-- What you should do --
Retype the entries, please, from their first line to the line containing "from bokeh.core.properties import value", exactly and only those lines, minus the pictures.

:: Records for the exercise

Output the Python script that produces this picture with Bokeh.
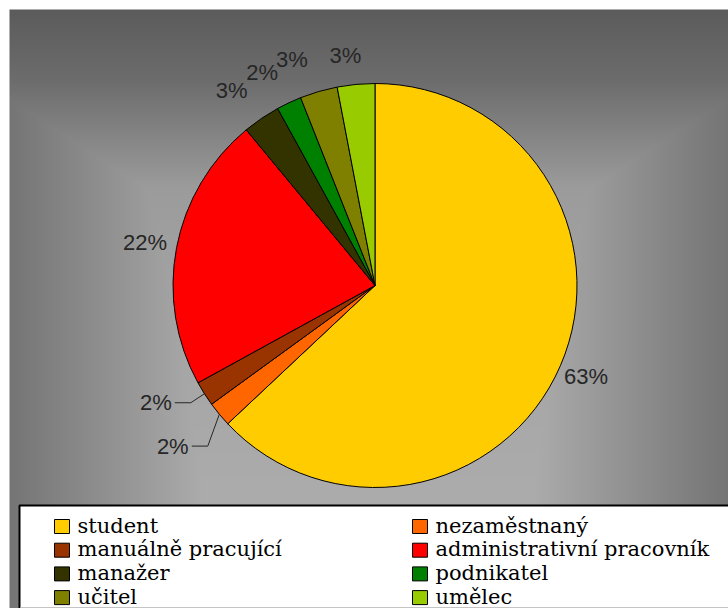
import numpy as np
from bokeh.plotting import figure
from bokeh.models import Range1d
from bokeh.embed import file_html
from bokeh.resources import INLINE
from bokeh.core.properties import value

# Occupation breakdown (percent of respondents)
categories = ["student", "nezaměstnaný", "manuálně pracující",
              "administrativní pracovník", "manažer", "podnikatel",
              "učitel", "umělec"]
shares = [63, 2, 2, 22, 3, 2, 3, 3]
colors = ["#FFCC00", "#FF6600", "#993300", "#FF0000",
          "#333300", "#008000", "#808000", "#99CC00"]

W, H = 728, 608
LEGEND_FONT = "'DejaVu Serif', 'DejaVu Sans', serif"


def Y(row):
    """Convert a pixel row (from the top) to data y."""
    return H - row


p = figure(width=W, height=H, x_range=Range1d(0, W), y_range=Range1d(0, H),
           output_backend="svg", toolbar_location=None, min_border=0)
p.axis.visible = False
p.grid.visible = False
p.outline_line_color = None
p.background_fill_color = "white"
p.border_fill_color = "white"

# --- gray "from centre" gradient behind the chart ---------------------------
x0, y0 = 9, 9
bw, bh = W - x0, H - y0
xs = x0 + 0.5 + np.arange(bw)
rows = y0 + 0.5 + np.arange(bh)
hx = 0.283 * np.abs(xs - 368.0)
hy = np.interp(rows, [9, 80, 187, 300, 490, 608], [127, 110, 63, 55, 47, 45])
shade = 218.6 - np.maximum(hx[None, :], hy[:, None])
shade = np.clip(shade, 0, 255).astype(np.uint8)[::-1]
bg = np.empty((bh, bw), dtype=np.uint32)
view = bg.view(dtype=np.uint8).reshape((bh, bw, 4))
view[..., 0] = shade
view[..., 1] = shade
view[..., 2] = shade
view[..., 3] = 255
p.image_rgba(image=[bg], x=x0, y=0, dw=bw, dh=bh)

# --- pie ------------------------------------------------------------------
cx, cy, r = 374.5, Y(285), 202
frac = np.cumsum([0] + shares) / sum(shares)
start = np.pi / 2 - 2 * np.pi * frac[:-1]
end = np.pi / 2 - 2 * np.pi * frac[1:]
p.wedge(x=cx, y=cy, radius=r, start_angle=list(start), end_angle=list(end),
        direction="clock", fill_color=colors, line_color="black", line_width=1)

# --- percentage labels ----------------------------------------------------
mid = (start + end) / 2
label_r = r + 28
# pixel nudges that keep the crowded small-slice labels apart
nudge = [(0, 0), (-25, -14), (-25, 6), (-4, 0),
         (-14, 5), (-15, 5), (-19, 5), (-8, 1)]
lx = [cx + label_r * np.cos(a) + dx for a, (dx, dy) in zip(mid, nudge)]
ly = [cy + label_r * np.sin(a) + dy for a, (dx, dy) in zip(mid, nudge)]
p.text(x=lx, y=ly, text=[f"{s}%" for s in shares], text_align="center",
       text_baseline="middle", text_font=value("Liberation Sans"),
       text_font_size="22px", text_color="#262626")

# leader lines for the labels pushed away from their slices
for i in (1, 2):
    ex, ey = cx + r * np.cos(mid[i]), cy + r * np.sin(mid[i])
    p.line(x=[ex, lx[i] + 35, lx[i] + 19], y=[ey, ly[i], ly[i]],
           line_color="#262626", line_width=1)

# --- legend ---------------------------------------------------------------
p.quad(left=19, right=W + 20, top=Y(505), bottom=-20,
       fill_color="white", line_color="black", line_width=2)
p.line(x=[20, W], y=[Y(607), Y(607)], line_color="#c4c4c4", line_width=1)

col = np.arange(len(categories)) % 2
row = np.arange(len(categories)) // 2
sw_left = 54 + 358 * col
sw_mid = np.array([Y(526 + 23.7 * k) for k in row])
p.quad(left=sw_left, right=sw_left + 15, top=sw_mid + 7, bottom=sw_mid - 7,
       fill_color=colors, line_color="black", line_width=1)
p.text(x=list(sw_left + 23), y=list(sw_mid + 1), text=categories,
       text_align="left", text_baseline="middle",
       text_font=value(LEGEND_FONT), text_font_size="21px",
       text_color="black")

open("out.html", "w").write(file_html(p, INLINE))
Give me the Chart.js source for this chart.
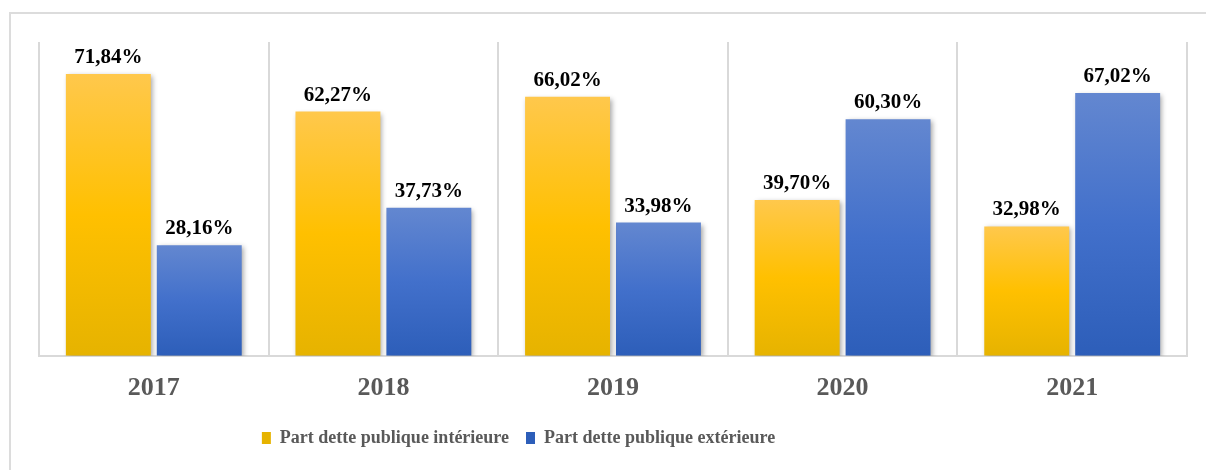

::::

-- Solution to the exercise --
Output the Python script that produces this picture with Bokeh.
import numpy as np
from bokeh.plotting import figure
from bokeh.models import Range1d
from bokeh.embed import file_html
from bokeh.resources import INLINE
from bokeh.core.properties import value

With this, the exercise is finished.